In the records below, find the line that contains "Give me the" and the line that contains "XAxis, YAxis, CartesianGrid". Set down exactly those lines and every line between them, and nothing more.
* * * * * * * * *
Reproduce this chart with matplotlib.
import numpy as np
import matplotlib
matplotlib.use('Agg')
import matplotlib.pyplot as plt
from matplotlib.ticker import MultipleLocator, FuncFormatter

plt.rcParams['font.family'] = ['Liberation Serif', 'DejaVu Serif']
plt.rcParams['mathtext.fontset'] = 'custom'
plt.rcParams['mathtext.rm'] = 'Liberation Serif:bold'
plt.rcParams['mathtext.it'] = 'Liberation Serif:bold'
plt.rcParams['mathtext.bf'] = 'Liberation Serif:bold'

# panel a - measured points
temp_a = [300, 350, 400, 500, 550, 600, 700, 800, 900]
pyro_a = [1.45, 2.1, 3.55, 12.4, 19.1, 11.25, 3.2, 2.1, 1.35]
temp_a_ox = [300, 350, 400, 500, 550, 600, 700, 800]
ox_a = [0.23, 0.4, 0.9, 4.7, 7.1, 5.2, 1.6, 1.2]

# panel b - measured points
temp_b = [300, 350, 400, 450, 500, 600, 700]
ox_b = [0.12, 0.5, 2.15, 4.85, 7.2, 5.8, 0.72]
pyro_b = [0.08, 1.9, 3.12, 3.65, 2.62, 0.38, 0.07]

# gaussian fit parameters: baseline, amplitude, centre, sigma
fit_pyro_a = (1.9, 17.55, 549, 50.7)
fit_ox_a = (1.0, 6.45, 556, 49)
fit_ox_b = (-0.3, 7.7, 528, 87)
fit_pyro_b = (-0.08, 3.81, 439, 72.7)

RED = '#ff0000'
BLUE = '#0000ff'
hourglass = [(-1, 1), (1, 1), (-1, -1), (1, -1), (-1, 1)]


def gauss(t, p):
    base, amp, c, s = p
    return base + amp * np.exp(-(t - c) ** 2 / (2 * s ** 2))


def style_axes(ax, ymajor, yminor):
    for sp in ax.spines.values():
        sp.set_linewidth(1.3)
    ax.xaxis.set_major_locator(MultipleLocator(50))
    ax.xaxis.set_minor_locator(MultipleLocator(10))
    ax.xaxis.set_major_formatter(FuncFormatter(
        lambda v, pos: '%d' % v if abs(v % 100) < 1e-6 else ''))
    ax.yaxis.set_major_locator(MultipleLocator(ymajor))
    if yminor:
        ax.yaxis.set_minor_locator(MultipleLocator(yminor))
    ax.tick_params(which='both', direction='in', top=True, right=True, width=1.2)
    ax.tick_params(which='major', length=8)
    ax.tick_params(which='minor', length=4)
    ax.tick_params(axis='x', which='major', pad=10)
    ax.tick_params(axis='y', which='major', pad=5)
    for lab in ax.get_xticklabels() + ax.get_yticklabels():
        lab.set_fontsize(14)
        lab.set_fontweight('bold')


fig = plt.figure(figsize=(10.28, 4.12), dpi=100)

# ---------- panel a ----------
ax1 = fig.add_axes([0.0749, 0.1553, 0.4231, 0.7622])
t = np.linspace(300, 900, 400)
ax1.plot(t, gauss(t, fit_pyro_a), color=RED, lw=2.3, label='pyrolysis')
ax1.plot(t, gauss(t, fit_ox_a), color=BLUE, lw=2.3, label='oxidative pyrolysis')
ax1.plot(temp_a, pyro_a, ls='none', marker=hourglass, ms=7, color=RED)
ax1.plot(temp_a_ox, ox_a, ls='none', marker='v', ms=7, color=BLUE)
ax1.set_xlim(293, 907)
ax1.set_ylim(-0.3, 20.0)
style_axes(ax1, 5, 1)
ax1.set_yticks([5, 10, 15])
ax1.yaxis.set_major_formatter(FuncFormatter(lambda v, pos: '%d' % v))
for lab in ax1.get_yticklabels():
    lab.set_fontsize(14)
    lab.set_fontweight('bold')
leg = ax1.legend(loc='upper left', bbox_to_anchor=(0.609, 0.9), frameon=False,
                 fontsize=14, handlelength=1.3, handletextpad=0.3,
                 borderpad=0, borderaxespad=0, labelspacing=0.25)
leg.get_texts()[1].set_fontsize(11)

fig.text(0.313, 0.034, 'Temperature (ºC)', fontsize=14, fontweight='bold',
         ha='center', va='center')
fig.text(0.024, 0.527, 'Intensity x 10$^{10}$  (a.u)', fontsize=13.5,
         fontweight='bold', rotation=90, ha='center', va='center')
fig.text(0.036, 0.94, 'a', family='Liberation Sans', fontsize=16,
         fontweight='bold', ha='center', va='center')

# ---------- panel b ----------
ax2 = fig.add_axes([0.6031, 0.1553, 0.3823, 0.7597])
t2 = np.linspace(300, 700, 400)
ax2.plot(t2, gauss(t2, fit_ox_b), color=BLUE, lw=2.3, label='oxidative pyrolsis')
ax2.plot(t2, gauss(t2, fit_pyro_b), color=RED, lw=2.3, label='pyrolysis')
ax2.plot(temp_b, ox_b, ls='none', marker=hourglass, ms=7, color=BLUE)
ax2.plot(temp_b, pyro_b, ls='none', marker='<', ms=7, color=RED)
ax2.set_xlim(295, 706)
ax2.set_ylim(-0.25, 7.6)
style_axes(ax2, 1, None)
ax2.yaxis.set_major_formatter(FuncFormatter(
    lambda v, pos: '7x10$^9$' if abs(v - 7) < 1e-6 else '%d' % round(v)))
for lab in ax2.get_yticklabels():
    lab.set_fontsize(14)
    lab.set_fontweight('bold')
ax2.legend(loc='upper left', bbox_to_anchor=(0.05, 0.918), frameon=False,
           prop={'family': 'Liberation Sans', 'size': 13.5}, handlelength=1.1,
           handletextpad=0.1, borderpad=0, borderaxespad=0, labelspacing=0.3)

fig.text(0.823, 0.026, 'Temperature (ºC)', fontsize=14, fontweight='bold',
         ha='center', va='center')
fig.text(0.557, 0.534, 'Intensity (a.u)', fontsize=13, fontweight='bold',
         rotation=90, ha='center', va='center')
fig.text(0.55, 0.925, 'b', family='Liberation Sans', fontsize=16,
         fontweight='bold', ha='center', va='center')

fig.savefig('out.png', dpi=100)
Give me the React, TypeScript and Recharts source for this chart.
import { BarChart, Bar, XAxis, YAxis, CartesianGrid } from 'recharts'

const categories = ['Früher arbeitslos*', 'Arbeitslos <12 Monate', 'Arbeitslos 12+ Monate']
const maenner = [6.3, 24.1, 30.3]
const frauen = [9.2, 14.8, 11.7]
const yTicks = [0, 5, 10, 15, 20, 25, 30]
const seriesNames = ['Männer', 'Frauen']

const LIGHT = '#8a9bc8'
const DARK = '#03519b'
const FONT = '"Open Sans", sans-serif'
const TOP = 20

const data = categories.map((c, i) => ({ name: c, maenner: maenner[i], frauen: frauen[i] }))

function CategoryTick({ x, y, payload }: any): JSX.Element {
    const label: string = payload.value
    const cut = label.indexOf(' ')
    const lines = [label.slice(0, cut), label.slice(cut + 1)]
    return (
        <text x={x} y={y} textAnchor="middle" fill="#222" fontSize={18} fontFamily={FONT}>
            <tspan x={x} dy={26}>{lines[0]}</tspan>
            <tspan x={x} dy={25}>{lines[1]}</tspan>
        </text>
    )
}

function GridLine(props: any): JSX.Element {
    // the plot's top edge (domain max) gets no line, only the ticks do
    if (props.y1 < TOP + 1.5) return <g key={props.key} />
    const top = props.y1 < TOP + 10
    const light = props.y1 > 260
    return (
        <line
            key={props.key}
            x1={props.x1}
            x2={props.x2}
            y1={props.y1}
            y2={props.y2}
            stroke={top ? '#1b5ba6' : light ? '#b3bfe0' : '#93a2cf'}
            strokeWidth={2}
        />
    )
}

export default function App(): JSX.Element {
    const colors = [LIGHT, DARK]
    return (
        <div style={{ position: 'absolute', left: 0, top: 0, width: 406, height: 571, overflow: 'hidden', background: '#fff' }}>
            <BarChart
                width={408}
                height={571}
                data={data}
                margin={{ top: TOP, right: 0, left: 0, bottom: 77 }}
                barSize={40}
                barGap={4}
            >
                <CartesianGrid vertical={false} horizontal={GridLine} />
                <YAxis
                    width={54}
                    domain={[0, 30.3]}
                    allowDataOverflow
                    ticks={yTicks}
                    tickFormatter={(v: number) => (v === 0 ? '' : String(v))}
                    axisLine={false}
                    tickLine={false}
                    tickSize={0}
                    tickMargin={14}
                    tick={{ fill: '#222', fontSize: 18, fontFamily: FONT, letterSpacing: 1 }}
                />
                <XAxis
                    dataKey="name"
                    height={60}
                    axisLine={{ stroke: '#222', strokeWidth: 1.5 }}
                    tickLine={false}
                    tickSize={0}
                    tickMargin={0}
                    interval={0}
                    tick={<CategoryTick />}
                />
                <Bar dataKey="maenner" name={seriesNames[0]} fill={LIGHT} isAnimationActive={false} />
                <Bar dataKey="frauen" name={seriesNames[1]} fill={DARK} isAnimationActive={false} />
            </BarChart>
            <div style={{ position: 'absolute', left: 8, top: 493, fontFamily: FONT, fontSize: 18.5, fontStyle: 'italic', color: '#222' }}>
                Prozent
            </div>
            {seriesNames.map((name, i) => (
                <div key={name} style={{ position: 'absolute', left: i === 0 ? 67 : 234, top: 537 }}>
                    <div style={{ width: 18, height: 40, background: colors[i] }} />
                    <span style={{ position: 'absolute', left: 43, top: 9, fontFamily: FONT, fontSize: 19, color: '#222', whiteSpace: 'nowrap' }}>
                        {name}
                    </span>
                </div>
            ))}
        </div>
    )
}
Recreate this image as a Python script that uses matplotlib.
* * * * * * * * *
__Answer__.
Give me the React, TypeScript and Recharts source for this chart.
import { BarChart, Bar, XAxis, YAxis, CartesianGrid } from 'recharts'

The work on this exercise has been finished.